● PROBLEM DETAILS
Return, unaltered, every line from the beginning of the material below up to and including the one with "const spl = d3.scaleLinear().domain(xDomain.map(p".

● PROVIDED DATA

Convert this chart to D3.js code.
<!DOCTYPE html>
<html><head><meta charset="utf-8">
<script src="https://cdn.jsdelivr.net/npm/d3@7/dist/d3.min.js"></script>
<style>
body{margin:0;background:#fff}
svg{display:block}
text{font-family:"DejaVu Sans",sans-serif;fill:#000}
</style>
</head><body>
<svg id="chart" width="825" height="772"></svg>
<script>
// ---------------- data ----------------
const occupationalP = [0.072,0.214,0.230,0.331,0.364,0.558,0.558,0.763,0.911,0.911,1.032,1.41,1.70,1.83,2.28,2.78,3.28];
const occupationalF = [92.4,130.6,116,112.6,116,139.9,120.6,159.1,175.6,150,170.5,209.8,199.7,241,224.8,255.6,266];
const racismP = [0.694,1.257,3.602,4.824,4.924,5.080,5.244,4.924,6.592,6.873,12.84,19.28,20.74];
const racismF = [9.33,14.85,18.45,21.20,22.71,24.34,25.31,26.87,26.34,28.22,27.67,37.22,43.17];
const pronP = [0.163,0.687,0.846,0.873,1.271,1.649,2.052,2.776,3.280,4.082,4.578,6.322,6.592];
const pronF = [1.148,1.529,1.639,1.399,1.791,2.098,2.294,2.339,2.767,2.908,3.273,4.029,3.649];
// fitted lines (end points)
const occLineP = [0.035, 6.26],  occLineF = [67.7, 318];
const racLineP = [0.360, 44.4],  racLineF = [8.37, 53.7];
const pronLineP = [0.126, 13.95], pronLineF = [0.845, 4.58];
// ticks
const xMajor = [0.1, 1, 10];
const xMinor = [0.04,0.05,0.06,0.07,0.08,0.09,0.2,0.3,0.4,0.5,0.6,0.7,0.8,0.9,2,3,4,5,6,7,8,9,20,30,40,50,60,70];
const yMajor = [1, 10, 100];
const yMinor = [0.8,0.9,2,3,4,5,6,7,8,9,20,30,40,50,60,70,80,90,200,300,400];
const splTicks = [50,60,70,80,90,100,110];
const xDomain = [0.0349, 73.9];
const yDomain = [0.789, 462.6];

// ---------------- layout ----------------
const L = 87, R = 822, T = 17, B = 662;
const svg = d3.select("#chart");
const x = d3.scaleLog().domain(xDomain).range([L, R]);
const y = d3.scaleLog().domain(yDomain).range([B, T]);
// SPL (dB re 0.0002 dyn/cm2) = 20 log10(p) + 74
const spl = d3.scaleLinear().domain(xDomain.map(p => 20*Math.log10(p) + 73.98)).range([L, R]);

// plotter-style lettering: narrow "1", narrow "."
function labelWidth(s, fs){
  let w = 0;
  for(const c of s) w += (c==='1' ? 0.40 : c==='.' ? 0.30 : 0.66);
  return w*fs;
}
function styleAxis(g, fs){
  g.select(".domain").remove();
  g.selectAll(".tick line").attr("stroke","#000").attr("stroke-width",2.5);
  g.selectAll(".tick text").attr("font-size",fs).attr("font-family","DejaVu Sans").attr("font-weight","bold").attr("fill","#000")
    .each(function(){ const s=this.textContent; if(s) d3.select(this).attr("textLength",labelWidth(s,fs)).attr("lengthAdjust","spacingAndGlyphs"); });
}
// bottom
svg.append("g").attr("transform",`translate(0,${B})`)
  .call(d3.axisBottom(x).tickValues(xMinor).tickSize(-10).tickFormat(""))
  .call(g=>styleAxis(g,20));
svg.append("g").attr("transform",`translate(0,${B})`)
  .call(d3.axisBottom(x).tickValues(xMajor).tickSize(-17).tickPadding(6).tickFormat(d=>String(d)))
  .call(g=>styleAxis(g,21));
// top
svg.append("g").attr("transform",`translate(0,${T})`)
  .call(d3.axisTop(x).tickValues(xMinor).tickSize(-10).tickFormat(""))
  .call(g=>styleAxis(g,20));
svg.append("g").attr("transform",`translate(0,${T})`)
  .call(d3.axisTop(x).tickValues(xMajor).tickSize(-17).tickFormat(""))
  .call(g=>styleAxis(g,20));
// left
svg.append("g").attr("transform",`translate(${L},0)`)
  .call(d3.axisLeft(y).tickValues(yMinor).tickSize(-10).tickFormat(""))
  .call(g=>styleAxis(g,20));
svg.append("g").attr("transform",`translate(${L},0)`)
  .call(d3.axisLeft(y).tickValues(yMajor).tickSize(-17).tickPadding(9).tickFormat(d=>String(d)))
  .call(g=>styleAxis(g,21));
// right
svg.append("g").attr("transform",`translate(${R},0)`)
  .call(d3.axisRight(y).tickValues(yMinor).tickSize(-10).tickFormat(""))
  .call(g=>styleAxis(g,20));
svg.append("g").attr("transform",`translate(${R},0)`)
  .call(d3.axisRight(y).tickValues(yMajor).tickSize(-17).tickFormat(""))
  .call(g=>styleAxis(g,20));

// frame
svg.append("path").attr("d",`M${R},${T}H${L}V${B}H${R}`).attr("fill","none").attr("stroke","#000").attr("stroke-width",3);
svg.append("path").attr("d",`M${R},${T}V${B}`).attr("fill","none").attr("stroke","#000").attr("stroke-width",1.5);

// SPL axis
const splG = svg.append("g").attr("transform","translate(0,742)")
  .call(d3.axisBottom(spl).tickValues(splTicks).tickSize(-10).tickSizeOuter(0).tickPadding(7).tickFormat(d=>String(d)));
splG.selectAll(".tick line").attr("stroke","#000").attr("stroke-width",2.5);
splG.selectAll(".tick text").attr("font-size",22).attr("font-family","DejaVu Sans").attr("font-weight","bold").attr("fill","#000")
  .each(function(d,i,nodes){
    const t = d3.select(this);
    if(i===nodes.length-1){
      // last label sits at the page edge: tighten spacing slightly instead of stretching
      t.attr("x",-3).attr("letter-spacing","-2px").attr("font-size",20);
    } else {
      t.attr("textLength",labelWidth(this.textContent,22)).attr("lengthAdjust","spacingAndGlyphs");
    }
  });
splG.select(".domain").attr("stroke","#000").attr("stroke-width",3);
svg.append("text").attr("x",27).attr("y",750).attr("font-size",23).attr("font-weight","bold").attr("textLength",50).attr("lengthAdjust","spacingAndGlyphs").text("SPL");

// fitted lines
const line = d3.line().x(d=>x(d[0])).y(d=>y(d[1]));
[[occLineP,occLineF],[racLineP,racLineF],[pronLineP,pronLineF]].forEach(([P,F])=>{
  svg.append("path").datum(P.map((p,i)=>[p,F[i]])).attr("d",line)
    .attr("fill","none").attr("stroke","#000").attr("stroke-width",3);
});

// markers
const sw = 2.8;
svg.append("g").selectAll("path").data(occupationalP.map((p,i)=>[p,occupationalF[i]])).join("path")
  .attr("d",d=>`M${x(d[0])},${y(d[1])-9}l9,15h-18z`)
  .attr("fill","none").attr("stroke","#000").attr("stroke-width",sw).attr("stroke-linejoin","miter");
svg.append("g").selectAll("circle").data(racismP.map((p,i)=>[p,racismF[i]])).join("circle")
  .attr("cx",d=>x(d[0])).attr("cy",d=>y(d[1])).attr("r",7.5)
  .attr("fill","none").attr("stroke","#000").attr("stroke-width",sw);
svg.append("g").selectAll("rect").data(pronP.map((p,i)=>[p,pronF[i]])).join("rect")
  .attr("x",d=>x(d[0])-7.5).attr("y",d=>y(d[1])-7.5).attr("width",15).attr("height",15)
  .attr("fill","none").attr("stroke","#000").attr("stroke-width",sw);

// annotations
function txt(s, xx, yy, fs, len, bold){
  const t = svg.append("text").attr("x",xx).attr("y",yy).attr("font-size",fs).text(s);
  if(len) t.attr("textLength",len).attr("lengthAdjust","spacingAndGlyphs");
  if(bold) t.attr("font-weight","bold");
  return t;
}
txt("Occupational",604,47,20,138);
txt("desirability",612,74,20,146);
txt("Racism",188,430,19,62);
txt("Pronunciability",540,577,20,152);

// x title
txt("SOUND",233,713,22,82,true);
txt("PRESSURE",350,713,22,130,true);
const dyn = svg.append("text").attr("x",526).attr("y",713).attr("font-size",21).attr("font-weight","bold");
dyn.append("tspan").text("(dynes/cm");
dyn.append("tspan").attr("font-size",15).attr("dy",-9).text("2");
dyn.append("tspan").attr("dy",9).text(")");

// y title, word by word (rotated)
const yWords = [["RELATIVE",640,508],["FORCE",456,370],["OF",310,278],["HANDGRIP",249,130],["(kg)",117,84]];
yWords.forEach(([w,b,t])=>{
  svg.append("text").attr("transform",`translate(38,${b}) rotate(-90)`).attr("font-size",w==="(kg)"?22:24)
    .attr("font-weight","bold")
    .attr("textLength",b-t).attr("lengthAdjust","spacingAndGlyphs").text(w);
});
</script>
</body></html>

● FINISHED ANSWER
Convert this chart to D3.js code.
<!DOCTYPE html>
<html><head><meta charset="utf-8">
<script src="https://cdn.jsdelivr.net/npm/d3@7/dist/d3.min.js"></script>
<style>
body{margin:0;background:#fff}
svg{display:block}
text{font-family:"DejaVu Sans",sans-serif;fill:#000}
</style>
</head><body>
<svg id="chart" width="825" height="772"></svg>
<script>
// ---------------- data ----------------
const occupationalP = [0.072,0.214,0.230,0.331,0.364,0.558,0.558,0.763,0.911,0.911,1.032,1.41,1.70,1.83,2.28,2.78,3.28];
const occupationalF = [92.4,130.6,116,112.6,116,139.9,120.6,159.1,175.6,150,170.5,209.8,199.7,241,224.8,255.6,266];
const racismP = [0.694,1.257,3.602,4.824,4.924,5.080,5.244,4.924,6.592,6.873,12.84,19.28,20.74];
const racismF = [9.33,14.85,18.45,21.20,22.71,24.34,25.31,26.87,26.34,28.22,27.67,37.22,43.17];
const pronP = [0.163,0.687,0.846,0.873,1.271,1.649,2.052,2.776,3.280,4.082,4.578,6.322,6.592];
const pronF = [1.148,1.529,1.639,1.399,1.791,2.098,2.294,2.339,2.767,2.908,3.273,4.029,3.649];
// fitted lines (end points)
const occLineP = [0.035, 6.26],  occLineF = [67.7, 318];
const racLineP = [0.360, 44.4],  racLineF = [8.37, 53.7];
const pronLineP = [0.126, 13.95], pronLineF = [0.845, 4.58];
// ticks
const xMajor = [0.1, 1, 10];
const xMinor = [0.04,0.05,0.06,0.07,0.08,0.09,0.2,0.3,0.4,0.5,0.6,0.7,0.8,0.9,2,3,4,5,6,7,8,9,20,30,40,50,60,70];
const yMajor = [1, 10, 100];
const yMinor = [0.8,0.9,2,3,4,5,6,7,8,9,20,30,40,50,60,70,80,90,200,300,400];
const splTicks = [50,60,70,80,90,100,110];
const xDomain = [0.0349, 73.9];
const yDomain = [0.789, 462.6];

// ---------------- layout ----------------
const L = 87, R = 822, T = 17, B = 662;
const svg = d3.select("#chart");
const x = d3.scaleLog().domain(xDomain).range([L, R]);
const y = d3.scaleLog().domain(yDomain).range([B, T]);
// SPL (dB re 0.0002 dyn/cm2) = 20 log10(p) + 74
const spl = d3.scaleLinear().domain(xDomain.map(p => 20*Math.log10(p) + 73.98)).range([L, R]);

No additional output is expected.